I always feel conspicuous when I do something like this. Driving down the well worn, depressed streets of Buffalo in my happy little Candy Blue car, wearing my Michael Kors parka and listening to Taylor Swift. Just add Ugg boots and a Starbucks’Pumpkin Spice Latte and I am the Ultimate Basic White Girl.
But my heart was in the right place, despite my uber-sterile style.
A few weeks earlier, I had read an article in the the Buffalo News about Sister Mary Johnice Rzadkiewicz and the Response to Love Center. The center serves its neighboring residents with a food pantry, hot meals, clothing, GED and ESL programs, as well as spiritual ministry and much, much more. But the focus of the article was their shortage of diapers.
Nearly 30% of parents in the United States cannot afford diapers, which can cost up to $100 every month per baby. And it is an expense not covered by food stamps.
After reading the article, it seemed simple enough:
Put a call out to my local friends on Facebook and collect some diapers. Drop them off. The end.
Except yesterday, when I dropped them off, it wasn’t really the end. As I cautiously pulled around to the side of the building and unloaded the haul with a volunteer from the center (who knowingly reminded me to lock my car doors), he asked if I would please come in and speak with Sister Johnice, “because she’ll want to thank you in person.”
I can’t explain it, but I felt myself getting choked up and at first I said no.

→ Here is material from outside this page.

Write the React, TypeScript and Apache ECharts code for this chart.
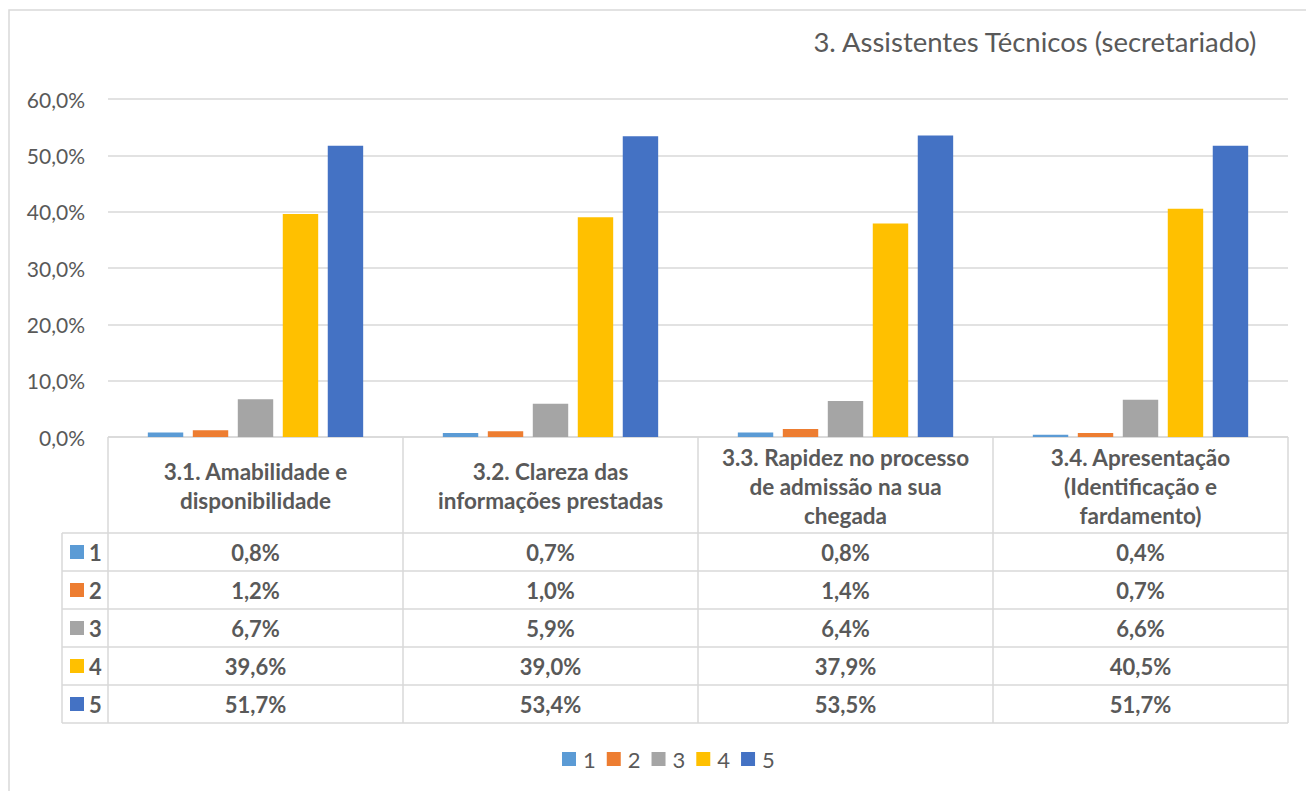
import React, { useEffect, useRef } from "react";
import * as echarts from "echarts";

const title = "3. Assistentes Técnicos (secretariado)";
const categories = [
  "3.1. Amabilidade e\ndisponibilidade",
  "3.2. Clareza das\ninformações prestadas",
  "3.3. Rapidez no processo\nde admissão na sua\nchegada",
  "3.4. Apresentação\n(Identificação e\nfardamento)",
];
const seriesNames = ["1", "2", "3", "4", "5"];
const s1 = [0.8, 0.7, 0.8, 0.4];
const s2 = [1.2, 1.0, 1.4, 0.7];
const s3 = [6.7, 5.9, 6.4, 6.6];
const s4 = [39.6, 39.0, 37.9, 40.5];
const s5 = [51.7, 53.4, 53.5, 51.7];
const seriesValues = [s1, s2, s3, s4, s5];
const colors = ["#5B9BD5", "#ED7D31", "#A5A5A5", "#FFC000", "#4472C4"];
const yMin = 0;
const yMax = 60;
const yInterval = 10;

const FONT = "Lato, 'Open Sans', sans-serif";
const TXT = "#595959";
const LINE = "#d9d9d9";

const W = 1306;
const H = 791;
const gridLeft = 108;
const gridRight = 18;
const gridTop = 99;
const gridBottomY = 437;
const headerH = 96;
const rowH = 38;
const keyColLeft = 62;

const fmt = (v: number) => v.toFixed(1).replace(".", ",") + "%";

export default function App() {
  const ref = useRef<HTMLDivElement>(null);
  useEffect(() => {
    if (!ref.current) return;
    const chart = echarts.init(ref.current, null, { renderer: "svg" });
    const L = gridLeft;
    const R = W - gridRight;
    const T = gridBottomY;
    const cw = (R - L) / categories.length;
    const bodyTop = T + headerH;
    const bottom = bodyTop + rowH * seriesNames.length;

    const graphics: any[] = [];
    graphics.push({
      type: "rect",
      shape: { x: 9, y: 10, width: 1320, height: 820 },
      style: { fill: "none", stroke: LINE, lineWidth: 1.5 },
      silent: true,
    });
    graphics.push({
      type: "line",
      shape: { x1: L, y1: T, x2: R, y2: T },
      style: { stroke: LINE, lineWidth: 1.5 },
    });
    for (let k = 0; k <= seriesNames.length; k++) {
      const y = bodyTop + rowH * k;
      graphics.push({
        type: "line",
        shape: { x1: keyColLeft, y1: y, x2: R, y2: y },
        style: { stroke: LINE, lineWidth: 1.5 },
      });
    }
    for (let c = 0; c <= categories.length; c++) {
      const x = L + cw * c;
      graphics.push({
        type: "line",
        shape: { x1: x, y1: T, x2: x, y2: bottom },
        style: { stroke: LINE, lineWidth: 1.5 },
      });
    }
    graphics.push({
      type: "line",
      shape: { x1: keyColLeft, y1: bodyTop, x2: keyColLeft, y2: bottom },
      style: { stroke: LINE, lineWidth: 1.5 },
    });
    categories.forEach((cat, i) => {
      graphics.push({
        type: "text",
        x: L + cw * (i + 0.5),
        y: T + headerH / 2 + 1,
        style: {
          text: cat,
          fill: TXT,
          font: `bold 22.5px ${FONT}`,
          align: "center",
          verticalAlign: "middle",
          lineHeight: 29,
        },
      });
    });
    seriesNames.forEach((name, k) => {
      const cy = bodyTop + rowH * (k + 0.5);
      graphics.push({
        type: "rect",
        shape: { x: 70, y: cy - 7, width: 14, height: 14 },
        style: { fill: colors[k] },
      });
      graphics.push({
        type: "text",
        x: 89,
        y: cy,
        style: {
          text: name,
          fill: TXT,
          font: `bold 22px ${FONT}`,
          align: "left",
          verticalAlign: "middle",
        },
      });
      seriesValues[k].forEach((v, i) => {
        graphics.push({
          type: "text",
          x: L + cw * (i + 0.5),
          y: cy,
          style: {
            text: fmt(v),
            fill: TXT,
            font: `bold 22px ${FONT}`,
            align: "center",
            verticalAlign: "middle",
          },
        });
      });
    });

    const option: any = {
      animation: false,
      backgroundColor: "#ffffff",
      title: {
        text: title,
        right: 43,
        top: 22,
        textStyle: { fontFamily: FONT, fontSize: 27.5, fontWeight: "normal", color: TXT },
      },
      legend: {
        data: seriesNames,
        left: 557,
        top: 743,
        icon: "rect",
        itemWidth: 14,
        itemHeight: 14,
        itemGap: 11,
        textStyle: { fontFamily: FONT, fontSize: 22, color: TXT, padding: [0, 0, 0, 2] },
      },
      grid: {
        left: gridLeft,
        right: gridRight,
        top: gridTop,
        bottom: H - gridBottomY,
        containLabel: false,
      },
      xAxis: {
        type: "category",
        data: categories,
        axisLabel: { show: false },
        axisLine: { show: false },
        axisTick: { show: false },
      },
      yAxis: {
        type: "value",
        min: yMin,
        max: yMax,
        interval: yInterval,
        axisLabel: {
          formatter: (v: number) => fmt(v),
          fontFamily: FONT,
          fontSize: 21,
          color: TXT,
          margin: 23,
        },
        splitLine: { lineStyle: { color: LINE, width: 1.5 } },
        axisLine: { show: false },
        axisTick: { show: false },
      },
      series: seriesNames.map((name, k) => ({
        name,
        type: "bar",
        data: seriesValues[k],
        itemStyle: { color: colors[k] },
        barGap: "27%",
        barCategoryGap: "27%",
      })),
      graphic: graphics,
    };
    chart.setOption(option);
    return () => chart.dispose();
  }, []);
  return (
    <div
      ref={ref}
      style={{ position: "fixed", left: 0, top: 0, width: W, height: H, background: "#fff" }}
    />
  );
}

“No, that’s okay. I’ll just drop these off and be on my way.”
But he insisted she would want to thank whoever had brought the diapers.
And the whole thing was starting to give me big feelings.
For a few years now I have felt an unrelenting pull on my heart to be more involved in some sort of social justice or humanitarian work; To be involved in something bigger than myself, outside my usual comfortable little circle.
You can’t keep reading books and journaling and crying in your bed over the needs and brokenness of humanity but never actually get out of your bed and do anything about it. You just can’t.
I mean, you can. But it doesn’t make sense. And I think sometimes we just get so paralyzed by our fears or inadequacies or by not knowing quite WHAT to do or how to do it.
And then we do nothing.
But a diaper drive? A diaper drive seemed like such a simple place to start. Babies in my city need diapers. I can buy diapers and I can ask my friends if they want to buy diapers. And then I can bring them to the Response to Love Center.
I sat in Sister Johnice’s office with a life-size cardboard cut out of Pope Francis behind her, fighting back tears as she started to share with me detailed ways the center helps struggling families.
I can’t lie– I also sat there fighting back the urge to ask if I could take a selfie with her and the Pope. Self-restraint and social dignity won this time. But when I’m there next time, I’m going for it. I figure why else would there BE a LIFE SIZE POPE FRANCIS, if not for the selfie op?
I listened to story after story of the way Response to Love Center changes lives every single day and I started feeling like maybe I had found my place. I confessed to her that I had been wanting to make a more thoughtful and examined contribution somewhere, somehow. I told her how I keep wrestling with so many different ideas and plans– because there is so much need EVERYWHERE. In fact, I was just about to get involved in a Livestock program to purchase goats for poor families in other countries for Christmas.
But here I was, sitting in an outreach center in my own city. My own city that has hungry, needy people. My own city that has babies who need diapers. My own city with tired, scared, insecure mamas and daddies trying to figure it all out.
Sister recounted her meeting with Mother Teresa in 1985. Mother Teresa held her hands, looked her in the eyes and charged her with these words: “You must find your own Calcutta.”
Find. Your. Own. Calcutta.
And I feel like maybe I just did. And so I’m telling you friends. I don’t have an answer to the refugee crisis facing our world. I don’t have an answer for WORLD hunger or human sex-trafficking. But there are hungry people in my city and babies who need diapers, and that’s where I’m going to start.